* [INSTRUCTION] Set down exactly the lines from the one with "Generate a Python" to the one with "ax.axis('off')", both included, and no line outside that range.

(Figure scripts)
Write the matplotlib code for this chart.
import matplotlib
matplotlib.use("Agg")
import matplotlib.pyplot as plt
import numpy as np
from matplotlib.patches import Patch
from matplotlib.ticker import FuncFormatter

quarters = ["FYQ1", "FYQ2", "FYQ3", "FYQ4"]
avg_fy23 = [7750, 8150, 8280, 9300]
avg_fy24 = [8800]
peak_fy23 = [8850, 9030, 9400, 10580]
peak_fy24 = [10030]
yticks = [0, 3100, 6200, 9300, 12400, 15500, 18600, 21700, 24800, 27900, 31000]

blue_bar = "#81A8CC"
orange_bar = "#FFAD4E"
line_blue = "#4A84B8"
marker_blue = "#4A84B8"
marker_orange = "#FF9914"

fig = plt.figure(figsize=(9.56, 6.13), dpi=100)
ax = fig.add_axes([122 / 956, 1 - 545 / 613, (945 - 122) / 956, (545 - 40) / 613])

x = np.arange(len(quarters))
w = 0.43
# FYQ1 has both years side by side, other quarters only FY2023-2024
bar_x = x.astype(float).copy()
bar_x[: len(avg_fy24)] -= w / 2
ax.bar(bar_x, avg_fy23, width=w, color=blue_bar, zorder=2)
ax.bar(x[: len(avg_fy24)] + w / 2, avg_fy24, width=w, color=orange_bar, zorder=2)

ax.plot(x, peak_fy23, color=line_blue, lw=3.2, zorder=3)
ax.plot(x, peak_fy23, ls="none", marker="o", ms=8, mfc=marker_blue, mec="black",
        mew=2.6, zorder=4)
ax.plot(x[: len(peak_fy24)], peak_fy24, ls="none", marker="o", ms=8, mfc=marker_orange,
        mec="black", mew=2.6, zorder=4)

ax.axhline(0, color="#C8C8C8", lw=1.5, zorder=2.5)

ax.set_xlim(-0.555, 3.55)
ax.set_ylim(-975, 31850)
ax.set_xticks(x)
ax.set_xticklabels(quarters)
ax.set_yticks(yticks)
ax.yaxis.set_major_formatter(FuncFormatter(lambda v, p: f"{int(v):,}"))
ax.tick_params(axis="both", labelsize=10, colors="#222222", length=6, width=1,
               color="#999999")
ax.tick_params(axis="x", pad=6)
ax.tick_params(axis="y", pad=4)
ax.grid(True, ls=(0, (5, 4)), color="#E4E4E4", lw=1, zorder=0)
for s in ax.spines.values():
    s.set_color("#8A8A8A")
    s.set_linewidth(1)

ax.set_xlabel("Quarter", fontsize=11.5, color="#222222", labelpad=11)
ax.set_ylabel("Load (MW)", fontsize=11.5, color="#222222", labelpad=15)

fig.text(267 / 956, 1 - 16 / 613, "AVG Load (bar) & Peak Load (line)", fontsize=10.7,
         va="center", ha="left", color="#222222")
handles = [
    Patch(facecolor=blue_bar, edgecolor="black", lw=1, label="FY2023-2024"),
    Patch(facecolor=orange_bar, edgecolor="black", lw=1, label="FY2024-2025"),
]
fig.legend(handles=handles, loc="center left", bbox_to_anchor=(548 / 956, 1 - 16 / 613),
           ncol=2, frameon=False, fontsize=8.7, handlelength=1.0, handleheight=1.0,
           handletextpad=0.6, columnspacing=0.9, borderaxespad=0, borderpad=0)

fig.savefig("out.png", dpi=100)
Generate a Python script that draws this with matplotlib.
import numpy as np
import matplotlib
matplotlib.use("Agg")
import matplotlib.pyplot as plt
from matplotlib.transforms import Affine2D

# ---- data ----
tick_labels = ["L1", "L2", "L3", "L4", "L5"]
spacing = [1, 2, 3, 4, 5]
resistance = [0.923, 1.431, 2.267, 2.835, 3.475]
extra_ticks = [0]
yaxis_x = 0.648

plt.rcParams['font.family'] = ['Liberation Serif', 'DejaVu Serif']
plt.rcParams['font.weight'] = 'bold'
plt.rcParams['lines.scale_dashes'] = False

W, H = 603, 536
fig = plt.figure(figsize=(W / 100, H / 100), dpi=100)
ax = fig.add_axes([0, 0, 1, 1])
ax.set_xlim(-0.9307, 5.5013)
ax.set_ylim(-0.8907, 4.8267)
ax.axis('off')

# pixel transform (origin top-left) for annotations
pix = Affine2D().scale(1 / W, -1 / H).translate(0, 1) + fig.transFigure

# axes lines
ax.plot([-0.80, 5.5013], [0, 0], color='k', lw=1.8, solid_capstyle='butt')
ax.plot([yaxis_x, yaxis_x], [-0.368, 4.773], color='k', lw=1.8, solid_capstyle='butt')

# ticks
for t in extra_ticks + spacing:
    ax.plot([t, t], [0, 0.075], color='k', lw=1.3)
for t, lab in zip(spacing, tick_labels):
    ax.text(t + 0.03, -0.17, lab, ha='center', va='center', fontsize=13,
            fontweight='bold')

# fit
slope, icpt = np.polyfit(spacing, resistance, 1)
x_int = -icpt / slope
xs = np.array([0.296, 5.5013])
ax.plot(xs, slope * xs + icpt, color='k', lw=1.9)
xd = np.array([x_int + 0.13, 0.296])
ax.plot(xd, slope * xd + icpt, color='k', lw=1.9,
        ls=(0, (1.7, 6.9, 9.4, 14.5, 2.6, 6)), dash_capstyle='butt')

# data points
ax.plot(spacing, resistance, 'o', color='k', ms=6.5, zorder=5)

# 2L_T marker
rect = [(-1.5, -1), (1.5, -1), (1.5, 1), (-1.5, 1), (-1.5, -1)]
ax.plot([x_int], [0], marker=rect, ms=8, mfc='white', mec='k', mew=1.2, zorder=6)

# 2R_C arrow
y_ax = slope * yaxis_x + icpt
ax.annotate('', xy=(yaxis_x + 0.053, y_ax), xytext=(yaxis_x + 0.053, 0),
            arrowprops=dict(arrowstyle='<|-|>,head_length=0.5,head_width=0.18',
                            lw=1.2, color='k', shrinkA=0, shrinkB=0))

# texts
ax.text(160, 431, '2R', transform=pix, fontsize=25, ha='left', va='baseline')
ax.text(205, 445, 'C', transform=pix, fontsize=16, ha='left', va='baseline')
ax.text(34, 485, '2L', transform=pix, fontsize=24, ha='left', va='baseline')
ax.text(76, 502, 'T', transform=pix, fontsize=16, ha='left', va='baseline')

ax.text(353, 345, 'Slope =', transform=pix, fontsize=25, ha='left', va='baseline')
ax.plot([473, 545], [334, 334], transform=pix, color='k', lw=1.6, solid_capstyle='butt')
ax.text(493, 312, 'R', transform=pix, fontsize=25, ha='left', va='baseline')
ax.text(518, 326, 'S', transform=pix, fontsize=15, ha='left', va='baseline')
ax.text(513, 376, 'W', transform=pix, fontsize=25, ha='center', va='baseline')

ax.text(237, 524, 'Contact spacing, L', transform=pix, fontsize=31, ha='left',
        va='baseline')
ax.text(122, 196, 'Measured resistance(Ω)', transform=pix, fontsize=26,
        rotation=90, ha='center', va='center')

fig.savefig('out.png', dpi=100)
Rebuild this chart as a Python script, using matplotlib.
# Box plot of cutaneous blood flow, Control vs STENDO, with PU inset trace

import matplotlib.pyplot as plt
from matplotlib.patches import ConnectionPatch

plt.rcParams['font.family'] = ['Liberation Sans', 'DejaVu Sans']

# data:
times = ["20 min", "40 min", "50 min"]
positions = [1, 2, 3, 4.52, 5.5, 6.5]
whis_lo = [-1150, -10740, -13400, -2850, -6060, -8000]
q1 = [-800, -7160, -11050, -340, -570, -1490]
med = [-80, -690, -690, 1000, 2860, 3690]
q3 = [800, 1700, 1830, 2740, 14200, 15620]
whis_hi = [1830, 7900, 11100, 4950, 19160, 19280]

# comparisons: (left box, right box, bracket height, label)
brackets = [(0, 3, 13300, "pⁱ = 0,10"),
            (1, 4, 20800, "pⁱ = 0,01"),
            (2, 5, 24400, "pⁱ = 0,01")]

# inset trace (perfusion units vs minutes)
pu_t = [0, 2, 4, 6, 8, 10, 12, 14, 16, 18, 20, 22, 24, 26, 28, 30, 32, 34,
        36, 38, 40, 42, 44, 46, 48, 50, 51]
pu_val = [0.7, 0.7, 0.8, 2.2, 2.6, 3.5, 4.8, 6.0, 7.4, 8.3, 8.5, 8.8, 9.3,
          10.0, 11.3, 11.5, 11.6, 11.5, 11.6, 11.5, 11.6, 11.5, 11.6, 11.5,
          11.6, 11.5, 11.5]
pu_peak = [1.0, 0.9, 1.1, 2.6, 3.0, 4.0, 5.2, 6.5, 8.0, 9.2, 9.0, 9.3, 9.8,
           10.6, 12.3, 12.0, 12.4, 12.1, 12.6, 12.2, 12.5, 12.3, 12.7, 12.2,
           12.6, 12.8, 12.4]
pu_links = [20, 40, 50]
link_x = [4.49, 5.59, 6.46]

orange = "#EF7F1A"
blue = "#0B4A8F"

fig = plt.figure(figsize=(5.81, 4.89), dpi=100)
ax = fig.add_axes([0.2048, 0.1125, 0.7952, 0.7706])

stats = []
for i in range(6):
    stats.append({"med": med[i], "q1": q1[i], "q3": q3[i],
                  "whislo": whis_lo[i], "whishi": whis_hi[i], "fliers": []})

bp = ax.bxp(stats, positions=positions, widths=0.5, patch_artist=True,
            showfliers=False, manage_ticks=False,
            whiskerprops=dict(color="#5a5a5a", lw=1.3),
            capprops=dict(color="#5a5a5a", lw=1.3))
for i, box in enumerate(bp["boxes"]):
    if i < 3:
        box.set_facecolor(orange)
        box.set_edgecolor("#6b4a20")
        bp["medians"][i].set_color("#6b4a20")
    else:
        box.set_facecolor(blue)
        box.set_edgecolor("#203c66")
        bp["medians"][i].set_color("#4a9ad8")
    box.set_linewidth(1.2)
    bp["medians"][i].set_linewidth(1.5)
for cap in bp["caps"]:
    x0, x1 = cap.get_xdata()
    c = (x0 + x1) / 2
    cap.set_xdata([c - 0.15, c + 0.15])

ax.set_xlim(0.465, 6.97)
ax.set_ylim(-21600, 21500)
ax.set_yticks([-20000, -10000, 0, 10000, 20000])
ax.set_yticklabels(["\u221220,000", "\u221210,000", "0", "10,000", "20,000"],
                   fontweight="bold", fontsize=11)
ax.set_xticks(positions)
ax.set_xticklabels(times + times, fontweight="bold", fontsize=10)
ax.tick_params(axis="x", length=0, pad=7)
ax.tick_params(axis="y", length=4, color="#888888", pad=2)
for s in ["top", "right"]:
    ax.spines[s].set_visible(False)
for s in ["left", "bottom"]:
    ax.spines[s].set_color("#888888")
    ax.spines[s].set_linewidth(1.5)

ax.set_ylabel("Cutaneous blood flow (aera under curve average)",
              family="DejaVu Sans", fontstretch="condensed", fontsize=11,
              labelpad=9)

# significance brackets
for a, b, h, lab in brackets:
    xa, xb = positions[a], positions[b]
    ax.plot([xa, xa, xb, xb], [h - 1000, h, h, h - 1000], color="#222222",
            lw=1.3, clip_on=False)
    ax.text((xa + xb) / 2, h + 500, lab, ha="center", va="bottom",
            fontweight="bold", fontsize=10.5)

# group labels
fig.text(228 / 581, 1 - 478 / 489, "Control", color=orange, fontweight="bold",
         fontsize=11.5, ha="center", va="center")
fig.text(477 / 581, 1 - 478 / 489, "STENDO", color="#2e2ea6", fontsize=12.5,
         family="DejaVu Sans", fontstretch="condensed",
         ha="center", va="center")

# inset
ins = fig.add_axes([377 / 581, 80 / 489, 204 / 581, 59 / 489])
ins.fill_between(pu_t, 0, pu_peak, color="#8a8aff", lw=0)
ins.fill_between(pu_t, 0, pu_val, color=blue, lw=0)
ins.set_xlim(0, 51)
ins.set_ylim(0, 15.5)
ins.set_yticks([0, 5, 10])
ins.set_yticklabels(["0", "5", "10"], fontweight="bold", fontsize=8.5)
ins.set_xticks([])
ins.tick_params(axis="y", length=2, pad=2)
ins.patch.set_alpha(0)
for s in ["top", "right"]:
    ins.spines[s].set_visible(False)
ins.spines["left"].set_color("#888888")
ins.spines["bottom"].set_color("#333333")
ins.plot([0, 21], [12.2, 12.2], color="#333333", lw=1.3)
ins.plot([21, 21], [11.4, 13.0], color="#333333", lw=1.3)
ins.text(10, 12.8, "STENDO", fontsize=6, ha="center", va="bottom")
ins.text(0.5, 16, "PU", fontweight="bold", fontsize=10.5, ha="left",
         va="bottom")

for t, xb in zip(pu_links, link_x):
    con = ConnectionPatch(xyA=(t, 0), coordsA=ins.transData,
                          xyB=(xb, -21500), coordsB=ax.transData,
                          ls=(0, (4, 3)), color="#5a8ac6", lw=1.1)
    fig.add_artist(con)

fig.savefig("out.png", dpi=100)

* [ANSWER]
Generate a Python script that draws this with matplotlib.
import numpy as np
import matplotlib
matplotlib.use("Agg")
import matplotlib.pyplot as plt
from matplotlib.transforms import Affine2D

# ---- data ----
tick_labels = ["L1", "L2", "L3", "L4", "L5"]
spacing = [1, 2, 3, 4, 5]
resistance = [0.923, 1.431, 2.267, 2.835, 3.475]
extra_ticks = [0]
yaxis_x = 0.648

plt.rcParams['font.family'] = ['Liberation Serif', 'DejaVu Serif']
plt.rcParams['font.weight'] = 'bold'
plt.rcParams['lines.scale_dashes'] = False

W, H = 603, 536
fig = plt.figure(figsize=(W / 100, H / 100), dpi=100)
ax = fig.add_axes([0, 0, 1, 1])
ax.set_xlim(-0.9307, 5.5013)
ax.set_ylim(-0.8907, 4.8267)
ax.axis('off')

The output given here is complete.